Long time no hear Raymond. Larger CO2 are generally used for welding. PM you with one link.


----------



## rwong2k10 (Dec 27, 2010)

Hi gklaw, how have you been!

thanks i'll check pm in a sec!
i was thinking of kms tools since they're close by to my place
how's their prices or are all the prices the same, dbc marine, kms etc etc


----------



## gklaw (May 31, 2010)

Charge and test at AW Fireguard in Port Moody on St. John's I like to take it there as the employer has agreed to share 50/50 of the cash transaction with the guy. Price is reasonable and it helps the guy out.
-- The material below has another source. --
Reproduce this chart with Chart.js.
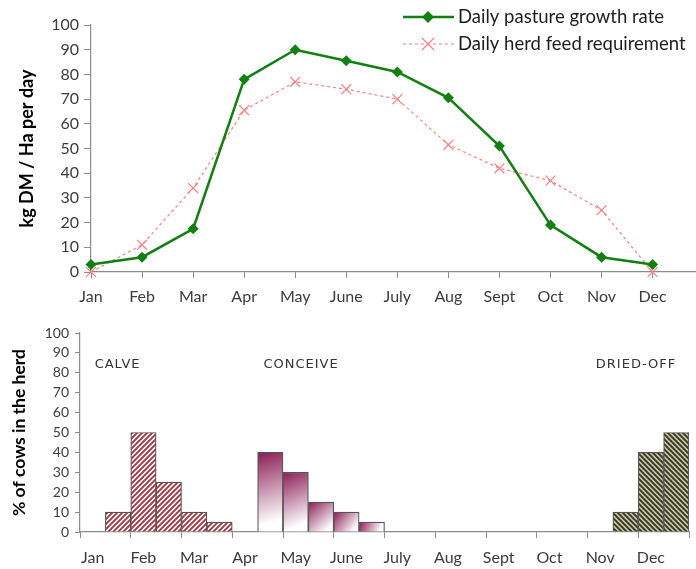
<!DOCTYPE html>
<html>
<head>
<meta charset="utf-8">
<script src="https://cdn.jsdelivr.net/npm/chart.js@4.4.1/dist/chart.umd.min.js"></script>
<style>
  body { margin: 0; background: #fff; }
  #wrap { position: relative; width: 696px; height: 569px; }
  #topBox { position: absolute; left: 0; top: 0; width: 696px; height: 310px; }
  #botBox { position: absolute; left: 0; top: 310px; width: 696px; height: 259px; }
</style>
</head>
<body>
<div id="wrap">
  <div id="topBox"><canvas id="pastureChart" width="696" height="310"></canvas></div>
  <div id="botBox"><canvas id="herdChart" width="696" height="259"></canvas></div>
</div>
<script>
// datos del gráfico de arriba (kg DM / Ha por día)
const months = ['Jan', 'Feb', 'Mar', 'Apr', 'May', 'June', 'July', 'Aug', 'Sept', 'Oct', 'Nov', 'Dec'];
const pastureGrowth = [3, 6, 17.5, 78, 90, 85.5, 81, 70.5, 51, 19, 6, 3];
const herdFeed = [0, 11, 34, 65.5, 77, 74, 70, 51.5, 42, 37, 25, 0];

// datos del gráfico de abajo, en medios meses (24 columnas)
const calving   = [null, 10, 50, 25, 10, 5, null, null, null, null, null, null, null, null, null, null, null, null, null, null, null, null, null, null];
const conceive  = [null, null, null, null, null, null, null, 40, 30, 15, 10, 5, null, null, null, null, null, null, null, null, null, null, null, null];
const driedOff  = [null, null, null, null, null, null, null, null, null, null, null, null, null, null, null, null, null, null, null, null, null, 10, 40, 50];
const stageNames = ['CALVE', 'CONCEIVE', 'DRIED-OFF'];
const yTicks = [0, 10, 20, 30, 40, 50, 60, 70, 80, 90, 100];

const FONT = 'Lato';
const WIDE = 'DejaVu Sans';
const axisGrey = '#8c8c8c';
const labelGrey = '#3c3c3c';

// la muestra de la leyenda se dibuja a mano
const legendPlugin = {
    id: 'manualLegend',
    afterDraw(chart) {
        const c = chart.ctx;
        c.save();
        // linea verde con rombo
        c.strokeStyle = '#118011';
        c.lineWidth = 2.5;
        c.beginPath(); c.moveTo(403, 17); c.lineTo(454, 17); c.stroke();
        c.fillStyle = '#118011';
        c.beginPath(); c.moveTo(428, 11); c.lineTo(434, 17); c.lineTo(428, 23); c.lineTo(422, 17); c.closePath(); c.fill();
        // linea roja punteada con x
        c.strokeStyle = '#ff7d7d';
        c.lineWidth = 1.2;
        c.setLineDash([3, 3]);
        c.beginPath(); c.moveTo(403, 44); c.lineTo(454, 44); c.stroke();
        c.setLineDash([]);
        c.beginPath(); c.moveTo(422, 38); c.lineTo(434, 50); c.moveTo(434, 38); c.lineTo(422, 50); c.stroke();
        c.fillStyle = '#1e1e1e';
        c.font = '18.5px ' + FONT;
        c.textBaseline = 'middle';
        c.fillText('Daily pasture growth rate', 458, 17);
        c.fillText('Daily herd feed requirement', 458, 44);
        c.restore();
    }
};

const ctxTop = document.getElementById('pastureChart');
new Chart(ctxTop, {
    type: 'line',
    data: {
        datasets: [
            {
                label: 'Daily pasture growth rate',
                data: pastureGrowth.map((v, i) => ({ x: i, y: v })),
                borderColor: '#118011',
                backgroundColor: '#118011',
                borderWidth: 2.5,
                pointStyle: 'rectRot',
                pointRadius: 5.5,
                pointBorderWidth: 0,
                clip: false,
            },
            {
                label: 'Daily herd feed requirement',
                data: herdFeed.map((v, i) => ({ x: i, y: v })),
                borderColor: '#ff7d7d',
                backgroundColor: '#ff7d7d',
                borderWidth: 1.2,
                borderDash: [3, 3],
                pointStyle: 'crossRot',
                pointRadius: 7,
                pointBorderWidth: 1.2,
                clip: false,
            }
        ]
    },
    options: {
        responsive: false,
        animation: false,
        layout: { autoPadding: false, padding: { top: 25, left: 0, right: 0, bottom: 0 } },
        plugins: { legend: { display: false }, tooltip: { enabled: false } },
        scales: {
            x: {
                type: 'linear',
                min: 0,
                max: 11.85,
                afterFit: (scale) => { scale.height = 38; scale.paddingRight = 0; scale.paddingLeft = 0; },
                ticks: {
                    stepSize: 1,
                    includeBounds: false,
                    autoSkip: false,
                    maxRotation: 0,
                    padding: 9,
                    color: labelGrey,
                    font: { family: FONT, size: 16 },
                    callback: (value) => months[value] ?? '',
                },
                grid: { drawOnChartArea: false, tickLength: 6, color: axisGrey },
                border: { color: axisGrey, width: 1.2 },
            },
            y: {
                min: 0,
                max: 100,
                afterFit: (scale) => { scale.width = 91; },
                ticks: {
                    stepSize: 10,
                    padding: 5,
                    color: labelGrey,
                    font: { family: FONT, size: 16 },
                },
                grid: { drawOnChartArea: false, tickLength: 7, color: axisGrey },
                border: { color: axisGrey, width: 1.2 },
                title: {
                    display: true,
                    text: 'kg DM / Ha per day',
                    color: '#000',
                    padding: { top: 16, bottom: 0 },
                    font: { family: FONT, size: 18, weight: 'bold' },
                }
            }
        }
    },
    plugins: [legendPlugin]
});

// patrones de rayas para las barras
const stripes = (bg, fg, forward) => {
    const s = 5;
    const cv = document.createElement('canvas');
    cv.width = s; cv.height = s;
    const g = cv.getContext('2d');
    g.fillStyle = bg;
    g.fillRect(0, 0, s, s);
    g.strokeStyle = fg;
    g.lineWidth = 1.9;
    g.beginPath();
    if (forward) {
        g.moveTo(-1, 1); g.lineTo(1, -1);
        g.moveTo(0, s); g.lineTo(s, 0);
        g.moveTo(s - 1, s + 1); g.lineTo(s + 1, s - 1);
    } else {
        g.moveTo(-1, s - 1); g.lineTo(1, s + 1);
        g.moveTo(0, 0); g.lineTo(s, s);
        g.moveTo(s - 1, -1); g.lineTo(s + 1, 1);
    }
    g.stroke();
    return g.createPattern(cv, 'repeat');
};

// degradado para las barras de concepción
const conceiveFill = (context) => {
    const chart = context.chart;
    const xs = chart.scales.x, ys = chart.scales.y;
    if (!xs || !ys || context.raw == null) return '#a03a6a';
    const half = (xs.getPixelForValue(1) - xs.getPixelForValue(0)) / 2;
    const cx = xs.getPixelForValue(context.dataIndex);
    const top = ys.getPixelForValue(context.raw);
    const bot = ys.getPixelForValue(0);
    const grad = chart.ctx.createLinearGradient(cx - half, top, cx + half, bot);
    grad.addColorStop(0, '#8a1c54');
    grad.addColorStop(0.85, '#ffffff');
    return grad;
};

// etiquetas de las etapas dentro del gráfico
const stagePlugin = {
    id: 'stageLabels',
    afterDraw(chart) {
        const xs = chart.scales.x, ys = chart.scales.y;
        const c = chart.ctx;
        const spots = [0.55, 7.2, 20.3];
        c.save();
        c.fillStyle = '#333';
        c.font = '13px ' + WIDE;
        c.letterSpacing = '1px';
        c.textBaseline = 'middle';
        stageNames.forEach((name, i) => {
            const x = xs.getPixelForValue(spots[i]) - 12;
            c.fillText(name, x, ys.getPixelForValue(84));
        });
        c.restore();
    }
};

const halfMonthLabels = calving.map((_, i) => (i % 2 === 0 ? months[i / 2] : ''));
const ctxBot = document.getElementById('herdChart');
new Chart(ctxBot, {
    type: 'bar',
    data: {
        labels: halfMonthLabels,
        datasets: [
            {
                label: stageNames[0],
                data: calving,
                backgroundColor: stripes('#ffffff', '#a8323f', true),
                borderColor: '#555',
                borderWidth: 1.2,
                grouped: false,
                barPercentage: 1,
                categoryPercentage: 1,
            },
            {
                label: stageNames[1],
                data: conceive,
                backgroundColor: conceiveFill,
                borderColor: '#555',
                borderWidth: 1.2,
                grouped: false,
                barPercentage: 1,
                categoryPercentage: 1,
            },
            {
                label: stageNames[2],
                data: driedOff,
                backgroundColor: stripes('#c9c79c', '#34342c', false),
                borderColor: '#555',
                borderWidth: 1.2,
                grouped: false,
                barPercentage: 1,
                categoryPercentage: 1,
            }
        ]
    },
    options: {
        responsive: false,
        animation: false,
        layout: { padding: { top: 23, left: 0, right: 7, bottom: 0 } },
        plugins: { legend: { display: false }, tooltip: { enabled: false } },
        scales: {
            x: {
                offset: true,
                afterFit: (scale) => { scale.height = 37; },
                ticks: {
                    autoSkip: false,
                    maxRotation: 0,
                    padding: 10,
                    color: labelGrey,
                    font: { family: FONT, size: 16 },
                },
                grid: {
                    offset: true,
                    drawOnChartArea: false,
                    tickLength: 6,
                    color: axisGrey,
                    tickColor: (ctx) => (ctx.index === undefined || ctx.index % 2 === 0 ? axisGrey : 'rgba(0,0,0,0)'),
                },
                border: { color: axisGrey, width: 1.2 },
            },
            y: {
                min: 0,
                max: 100,
                afterFit: (scale) => { scale.width = 80; },
                afterBuildTicks: (scale) => { scale.ticks = yTicks.map((v) => ({ value: v })); },
                ticks: {
                    autoSkip: false,
                    padding: 6,
                    color: labelGrey,
                    font: { family: FONT, size: 14 },
                },
                grid: { drawOnChartArea: false, tickLength: 5, color: axisGrey },
                border: { color: axisGrey, width: 1.2 },
                title: {
                    display: true,
                    text: '% of cows in the herd',
                    color: '#000',
                    padding: { top: 9, bottom: 0 },
                    font: { family: FONT, size: 17.5, weight: 'bold' },
                }
            }
        }
    },
    plugins: [stagePlugin]
});
</script>
</body>
</html>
Very knowledgeable and friendly guy there.

I don't think Revenue Canada would mind the little bit of hobby thing either.

I like KMS as well, if anything for their huge selection of tools. Last time I tried to have them charge a 30lb. KMS does not do testing and they will send you back to AW Fireguard.


----------



## jbyoung00008 (May 16, 2011)

I also go to AW fireguard in Port Moody. They had the best prices I could find. My cousin owns a welding supply shop and he even told me to go to AW. I bought a 10lb bottle and it was filled for $100 cash. The only down fall is that the bottle isnt aluminum so it was a little heavy. I saved a whack load $$$$ so I was happy


----------



## rwong2k10 (Dec 27, 2010)

doh! 20 lbs won't fit in my ada like cabinet! too tall, have to stick with my 10 lbs for now, might pick up another 10lbs for easier swapping =)


----------



## gklaw (May 31, 2010)

Does it really worth another 10 lb sitting around. AW Fireguard usually fill on the spot. They could test and charge overnight for me.


----------



## rwong2k10 (Dec 27, 2010)

hmm yeah that's true, i guess i'm a bit lazy what are their hours? eg. do they close at 5pm? wonder if i can make it there before they close next time my bottle runs out

thx

Raymond


----------



## gklaw (May 31, 2010)

8:00 to 4:30 I think. The guy at the back work late often though. Should call to confirm.

You could pay a tiny little bit more at KMS. They open on Sat. There is a welding shop on the other side Patullo I used to charge at also open Sat.


----------



## rwong2k10 (Dec 27, 2010)

thx for the info!
how long does it take to hydro test a tank? mine is due for one


----------



## Jonney_boy (Apr 28, 2010)

caution on the welding shop on the other side Patullo... they exchange tanks and not refill YOUR tank... at least that's what i've heard.


----------